Of course a lot of focus is on camels, there is a strong tradition of breeding and using camels in Qatar. We are also fascinated by a map showing the various discovery trips done by Western into the “Empty Quarter” touching also on Qatar.

Of course no tradition exhibit is complete without a falconry exhibit. This has a long tradition in Qatar and even now there are falcons sold in shops as we will learn later in the day.

Then the exhibit shifts to textiles, many of them quite colorful versus the usual clothing that women would wear here traditionally.

From here there are some stairs downwards with no information and we assume that the exhibit continues that way and it does. But it is a weird way to build from a point of accesibility, after being accesible till now you would be stuck at the upper level.

Here the exhibits start with Al Zubarah the only Unesco World Heritage Site in Qatar. There are some media exhibits and also some door and window details from the site. They are quite interesting and we would have liked to be able to visit but unfortunately there isn’t enough time.

The exhibits then go through lots of other artistic objects and even culinary traditions. Quite interesting to us.

Then we pass through another tunnel and it seems we are moving to more modern times. At least the dress exhibit seems to be aligned with how people would walk even now.

Then a large section is focused on the pearl harvesting industry of Qatar, the major industry before oil and tourism took over. There are both examples of harvesting and of objects made of those pearls like the impressive pearl carpet of Baroda with an innumerable number of precious stones including pearls. This was supposed to adorn the tomb of Mohamed and it looks the part.

The pearls were also used in many crowns used by European royalty, a selection of which are shown here.

Of course there was also war, a lot of it. It seems that the Qatari at some point or the other were in war with almost all surrounding countries. Quite a few of these wars were against Bahrain due to unclear ownership of land and islands between them. Which hopefully have been litigated since then but still they do not appear to be friends based on the exhibits.

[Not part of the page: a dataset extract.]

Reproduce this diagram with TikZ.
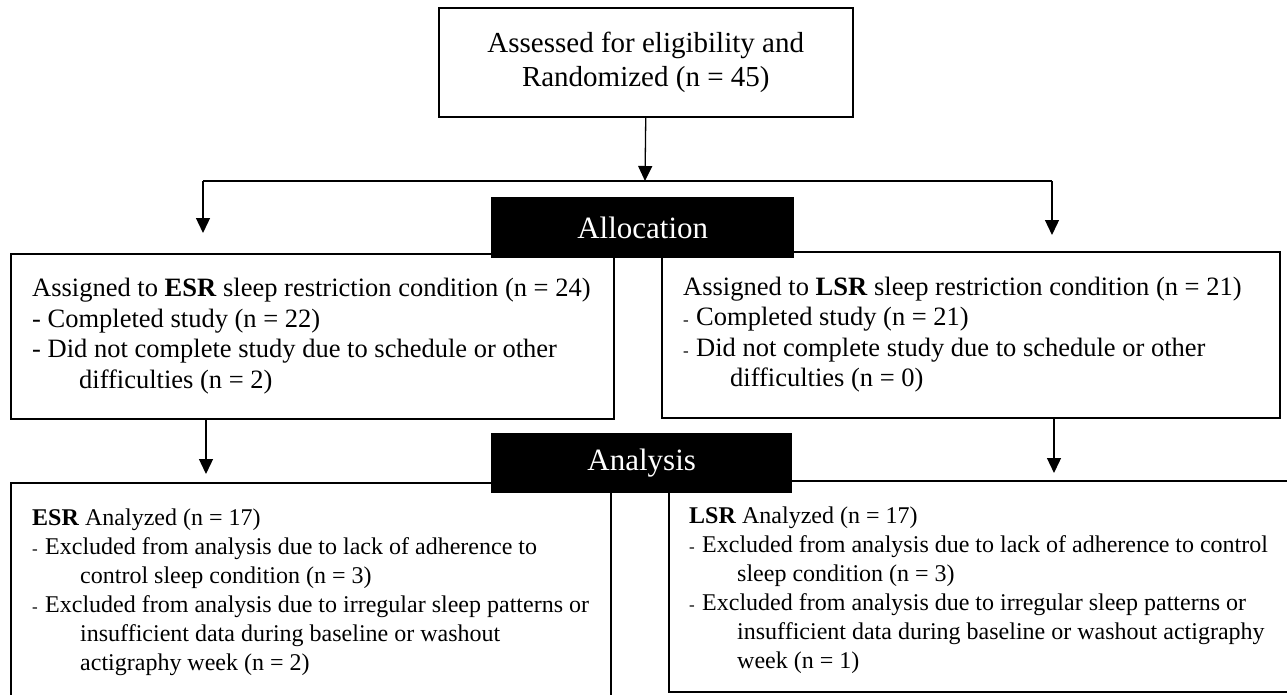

There is, of course, also a section about the oil industry and one about the current dynasty, Thani, rulers and what each of them accomplished with the focus on the latest emir. In fact Qatar is a hereditary monarchy where the monarch holds ultimate power.

Next is an interesting interactive wall with photos scrolling constantly that you can click for more information. Quite exciting and interesting.

Al Jazeera is the focus of another exhibit area, ultimately it allows Qatar to punch seriously above its weight in matters of news control and propaganda. And then we are out in a completely different area of the complex with no signs pointing us back to where we entered or where we should exit the complex.

With some difficulty we find our way back to the main courtyard and start exploring random doors. One of them is quite interesting, a temporary exhibit trying to raise money for a future car museum in Doha. There are only a few cars exhibited now but for free it is worth a stop.

We are quite hungry by now so we enter a cafe to eat some local sweets. The cafe is quite futuristic and even has a robotic server that we see serving another table but not us.

The food and the drinks however are quite good and traditional and refreshed we are ready to move on.

As we exit we decide to visit Sheikh Abdullah bin Jassim Al Thani palace in more depth and to our surprise one of the rooms is completely furnished and you can enter it completely free and explore.

Unfortunately it is the only furnished room, there are a few more open but most are closed with admittedly beautiful doors.

Soon we find our path through the maze of buildings and see the exit from the complex in front of us after this brief exploration of the interesting palace.

But before exiting the complex we want to also investigate the dhow near the entrance. Initially we think it is part of the museum but exploring more closely we discover it is actually part of the kids playground, whoops. So now it is time to exit and make our way to find a geocache and get a better view of the modern Doha skyline from the Museum of Islamic Arts garden nearby.